▶ _INFORMATION SUPPLIED_:
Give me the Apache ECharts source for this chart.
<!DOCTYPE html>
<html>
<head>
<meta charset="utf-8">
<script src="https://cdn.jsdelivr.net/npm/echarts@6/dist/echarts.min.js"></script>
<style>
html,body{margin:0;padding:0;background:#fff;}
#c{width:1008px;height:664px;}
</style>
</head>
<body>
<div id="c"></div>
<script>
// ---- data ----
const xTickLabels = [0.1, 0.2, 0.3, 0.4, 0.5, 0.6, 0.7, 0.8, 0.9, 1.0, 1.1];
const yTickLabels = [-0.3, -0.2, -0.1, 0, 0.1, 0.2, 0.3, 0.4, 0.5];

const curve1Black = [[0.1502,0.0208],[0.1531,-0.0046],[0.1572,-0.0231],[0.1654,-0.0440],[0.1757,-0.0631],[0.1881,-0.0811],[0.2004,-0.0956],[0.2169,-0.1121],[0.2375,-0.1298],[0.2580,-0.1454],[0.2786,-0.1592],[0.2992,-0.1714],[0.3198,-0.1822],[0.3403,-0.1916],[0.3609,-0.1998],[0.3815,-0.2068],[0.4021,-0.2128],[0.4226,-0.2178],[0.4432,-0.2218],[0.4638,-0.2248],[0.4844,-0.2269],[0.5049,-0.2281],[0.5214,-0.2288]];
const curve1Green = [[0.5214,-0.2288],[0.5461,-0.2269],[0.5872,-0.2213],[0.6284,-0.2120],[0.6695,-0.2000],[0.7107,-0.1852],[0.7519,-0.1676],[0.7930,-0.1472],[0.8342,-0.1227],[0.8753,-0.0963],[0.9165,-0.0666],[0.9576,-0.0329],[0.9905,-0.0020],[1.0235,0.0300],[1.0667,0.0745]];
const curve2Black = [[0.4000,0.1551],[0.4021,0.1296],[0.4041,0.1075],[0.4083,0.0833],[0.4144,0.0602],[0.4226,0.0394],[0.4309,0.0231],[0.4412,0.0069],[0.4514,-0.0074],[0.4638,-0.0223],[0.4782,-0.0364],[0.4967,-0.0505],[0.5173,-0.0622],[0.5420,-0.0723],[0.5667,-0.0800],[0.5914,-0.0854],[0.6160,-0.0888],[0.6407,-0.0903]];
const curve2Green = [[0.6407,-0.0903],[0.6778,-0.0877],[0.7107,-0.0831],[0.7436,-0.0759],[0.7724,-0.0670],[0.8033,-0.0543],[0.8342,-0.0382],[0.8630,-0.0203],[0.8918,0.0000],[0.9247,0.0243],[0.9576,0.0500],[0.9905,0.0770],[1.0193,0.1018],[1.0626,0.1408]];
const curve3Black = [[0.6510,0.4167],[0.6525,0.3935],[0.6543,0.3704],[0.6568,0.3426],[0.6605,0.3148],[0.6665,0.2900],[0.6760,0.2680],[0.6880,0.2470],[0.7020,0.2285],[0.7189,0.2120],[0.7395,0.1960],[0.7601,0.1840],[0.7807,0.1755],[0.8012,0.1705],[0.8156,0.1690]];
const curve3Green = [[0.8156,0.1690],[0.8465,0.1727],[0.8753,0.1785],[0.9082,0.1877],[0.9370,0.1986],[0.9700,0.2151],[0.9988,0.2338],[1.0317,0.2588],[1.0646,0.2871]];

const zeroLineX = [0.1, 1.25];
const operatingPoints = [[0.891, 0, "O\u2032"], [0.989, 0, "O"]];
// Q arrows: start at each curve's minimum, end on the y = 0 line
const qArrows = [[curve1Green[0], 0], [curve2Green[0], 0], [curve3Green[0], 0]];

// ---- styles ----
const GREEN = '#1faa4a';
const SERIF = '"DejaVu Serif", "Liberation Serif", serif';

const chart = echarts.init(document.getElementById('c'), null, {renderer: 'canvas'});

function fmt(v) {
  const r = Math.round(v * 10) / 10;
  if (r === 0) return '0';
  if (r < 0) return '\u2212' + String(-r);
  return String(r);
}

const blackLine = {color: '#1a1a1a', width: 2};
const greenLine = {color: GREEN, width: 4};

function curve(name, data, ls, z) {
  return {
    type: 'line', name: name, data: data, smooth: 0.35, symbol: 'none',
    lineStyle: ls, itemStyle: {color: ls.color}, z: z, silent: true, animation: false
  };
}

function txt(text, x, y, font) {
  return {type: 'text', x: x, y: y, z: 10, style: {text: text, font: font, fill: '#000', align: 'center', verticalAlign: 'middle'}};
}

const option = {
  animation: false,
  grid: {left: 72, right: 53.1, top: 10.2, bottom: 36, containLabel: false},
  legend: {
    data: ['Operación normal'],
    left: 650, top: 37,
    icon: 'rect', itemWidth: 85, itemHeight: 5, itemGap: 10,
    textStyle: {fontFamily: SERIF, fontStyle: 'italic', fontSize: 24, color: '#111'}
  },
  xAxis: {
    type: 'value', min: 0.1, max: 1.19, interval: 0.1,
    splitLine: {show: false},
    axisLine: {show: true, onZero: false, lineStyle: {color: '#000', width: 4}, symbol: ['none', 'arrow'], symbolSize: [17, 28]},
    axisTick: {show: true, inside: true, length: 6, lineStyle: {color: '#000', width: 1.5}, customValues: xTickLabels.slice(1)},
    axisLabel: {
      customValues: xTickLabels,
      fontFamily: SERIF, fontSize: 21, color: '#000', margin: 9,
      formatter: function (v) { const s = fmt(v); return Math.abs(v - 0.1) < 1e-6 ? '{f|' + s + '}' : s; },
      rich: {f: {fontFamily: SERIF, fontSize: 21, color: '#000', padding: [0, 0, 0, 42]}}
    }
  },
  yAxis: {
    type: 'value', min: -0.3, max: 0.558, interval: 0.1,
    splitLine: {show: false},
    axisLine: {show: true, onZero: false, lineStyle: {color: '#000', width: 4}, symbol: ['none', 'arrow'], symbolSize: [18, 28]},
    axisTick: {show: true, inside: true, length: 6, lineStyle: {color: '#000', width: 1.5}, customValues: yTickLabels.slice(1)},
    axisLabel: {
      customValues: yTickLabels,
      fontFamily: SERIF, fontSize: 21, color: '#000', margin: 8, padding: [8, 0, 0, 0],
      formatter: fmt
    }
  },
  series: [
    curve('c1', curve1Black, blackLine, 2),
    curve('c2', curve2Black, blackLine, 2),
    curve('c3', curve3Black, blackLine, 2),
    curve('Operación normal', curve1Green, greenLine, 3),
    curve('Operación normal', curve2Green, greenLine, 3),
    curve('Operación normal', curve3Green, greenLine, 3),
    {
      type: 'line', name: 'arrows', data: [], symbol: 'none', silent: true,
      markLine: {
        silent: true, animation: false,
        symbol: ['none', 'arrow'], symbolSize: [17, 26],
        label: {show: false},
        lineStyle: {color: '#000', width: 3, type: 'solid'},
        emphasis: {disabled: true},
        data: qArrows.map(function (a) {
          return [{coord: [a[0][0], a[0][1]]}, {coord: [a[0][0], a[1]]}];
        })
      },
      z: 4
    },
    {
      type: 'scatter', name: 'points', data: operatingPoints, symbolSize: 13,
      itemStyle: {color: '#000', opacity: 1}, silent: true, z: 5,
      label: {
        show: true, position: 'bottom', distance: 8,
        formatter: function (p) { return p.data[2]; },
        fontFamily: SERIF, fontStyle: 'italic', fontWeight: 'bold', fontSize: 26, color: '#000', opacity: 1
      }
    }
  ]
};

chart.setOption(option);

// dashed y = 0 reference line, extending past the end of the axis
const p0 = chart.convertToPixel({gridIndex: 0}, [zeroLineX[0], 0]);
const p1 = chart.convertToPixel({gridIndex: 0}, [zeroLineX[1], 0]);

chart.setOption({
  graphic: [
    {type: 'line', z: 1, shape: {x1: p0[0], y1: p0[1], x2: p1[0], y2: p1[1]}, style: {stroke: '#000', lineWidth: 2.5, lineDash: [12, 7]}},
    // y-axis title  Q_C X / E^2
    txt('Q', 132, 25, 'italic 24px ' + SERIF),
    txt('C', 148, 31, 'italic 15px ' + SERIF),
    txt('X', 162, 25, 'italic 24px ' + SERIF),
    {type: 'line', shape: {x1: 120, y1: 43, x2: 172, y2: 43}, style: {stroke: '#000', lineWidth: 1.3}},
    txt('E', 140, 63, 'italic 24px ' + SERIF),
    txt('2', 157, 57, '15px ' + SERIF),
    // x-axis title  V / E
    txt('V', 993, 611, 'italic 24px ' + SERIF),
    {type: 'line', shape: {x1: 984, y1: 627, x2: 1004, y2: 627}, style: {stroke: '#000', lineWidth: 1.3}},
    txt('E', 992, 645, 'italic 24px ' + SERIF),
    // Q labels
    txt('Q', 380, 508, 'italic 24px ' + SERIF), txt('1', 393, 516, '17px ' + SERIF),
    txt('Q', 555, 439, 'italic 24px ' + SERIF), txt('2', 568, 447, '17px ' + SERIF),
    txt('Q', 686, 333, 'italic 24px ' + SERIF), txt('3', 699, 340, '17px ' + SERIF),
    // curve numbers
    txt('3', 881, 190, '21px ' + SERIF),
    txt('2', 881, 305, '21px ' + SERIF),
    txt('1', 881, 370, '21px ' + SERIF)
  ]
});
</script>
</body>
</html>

▶ _CHALLENGE_: Retype only the lines running from the top of the listing to the line that holds "0.3, 0.4, 0.5];", both ends included.

▶ _ANSWER TO THE PROBLEM_:
Give me the Apache ECharts source for this chart.
<!DOCTYPE html>
<html>
<head>
<meta charset="utf-8">
<script src="https://cdn.jsdelivr.net/npm/echarts@6/dist/echarts.min.js"></script>
<style>
html,body{margin:0;padding:0;background:#fff;}
#c{width:1008px;height:664px;}
</style>
</head>
<body>
<div id="c"></div>
<script>
// ---- data ----
const xTickLabels = [0.1, 0.2, 0.3, 0.4, 0.5, 0.6, 0.7, 0.8, 0.9, 1.0, 1.1];
const yTickLabels = [-0.3, -0.2, -0.1, 0, 0.1, 0.2, 0.3, 0.4, 0.5];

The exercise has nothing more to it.